The most disturbing part of this book is in the author’s note, which is the case for many of these books. One line worth noting is in the author’s statement on Israel that it is “one of the most brutal regimes of our times.” 

This book appears in 32 public libraries, at the time of this publication. 

These Olive Trees: A Palestinian Family’s Story

Written by: Aya Ghanameh (Generally recommended for ages 3-5) 

Although this book is not as colorful or as exciting as the others, its message and design appeals to readers, especially teachers, who want children to sympathize with anti-Israel protesters. The book focuses on the life of one girl in a refugee camp who learns about the significance of olive trees to her “homeland” and witnesses the resilience of the people around her in their effort to survive “the occupying state and settlers” who have “destroyed” their way of life, including their olive trees. The book depicts what is obviously Israel, yet is inferred, with ghostly hands carefully grabbing at the ground to move what is there. With this book, the author and illustrator have developed a high quality book for inquiry into the Palestinian conflict with a heavy anti-Israel bias. 

This book appears in more than 250 public libraries and numerous universities, at the time of this publication. 

My Name is Palestine

Written by: Nadine Foty, Illustrated by: Wathmi de Zoysa (Generally recommended for ages 2-9) 

This book expertly replicates a Disney-like feel, which is highly attractive to young readers and will likely draw their attention. From a fairy-like main character with a magic wand and sparkles, the images of the book are familiar and compelling. The author writes the book in short rhyme, and turns it into a game where children have to guess the main character’s superpower, which is Palestine. 

One quote from this book suggests that Palestine is the example of what is good and virtuous in the world: “Palestine is in my eye. It helps me to see. What is fair and kind.”

This book appears in two public libraries, one in Ohio and one in Illinois, at the time of this publication. 

Homeland: My Father Dreams of Palestine

Written by: Hannah Moushabeck, Illustrated by: Reem Madoh (Generally recommended for ages 4-9) 
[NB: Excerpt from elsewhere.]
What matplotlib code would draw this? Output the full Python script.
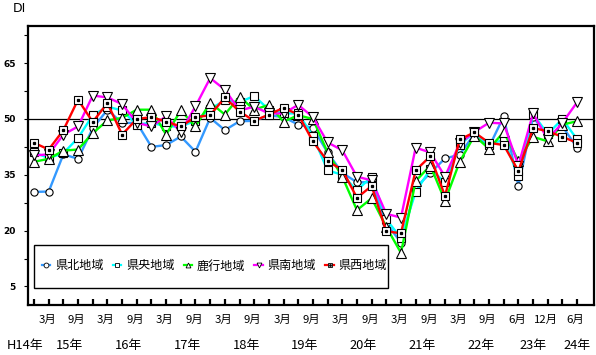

This book is the most threatening of all because it is presented very well, and The Locke Society covered it by itself in an article that appeared on This book has sold out on First Book marketplace, a highly popular platform for teachers or schools to purchase books at discounted prices, and has since been restocked. The book covers every angle necessary to breed a new generation of anti-Israel advocates using brilliant techniques to captivate young readers and bring them on a journey that fosters a love of Palestine and a hatred towards Israel. Despite Israel not being mentioned once in the book, there are several parts in which a teacher must provide that background information themselves as students wonder why the childrens’ father can not return home…yet. 

This book is available in nearly 300 public libraries across America, and undoubtedly countless schools as it has been sold out, and now restocked, on First Book marketplace. 

While awareness is important, especially knowing the ideas and beliefs behind one’s opposition, it is more important to take action to make a difference. It is often said that silence encourages those who are doing the wrong thing. If the people who know the real history of the Israel-Palestine conflict remain silent, then those who wish to annihilate Israel will be empowered to spread their narrative to those who don’t know any better and will blindly support their advocacy. 

The best way to fight the anti-Israel activism sweeping through many schools across the country is not to ban any of these books, but to have conservative and moderate teachers in the classroom who will not use any of these books for the purpose of building anti-Israel sentiment among youth. If these books end up in schools, radical or uninformed teachers may use them, but those who know better will turn them into nothing more than dust collectors. It is for this reason that America needs conservative and moderate teachers in schools across the country who will not fuel the indoctrination of the radical left, but ensure that students are given every opportunity to make their own informed decisions and discover their own values.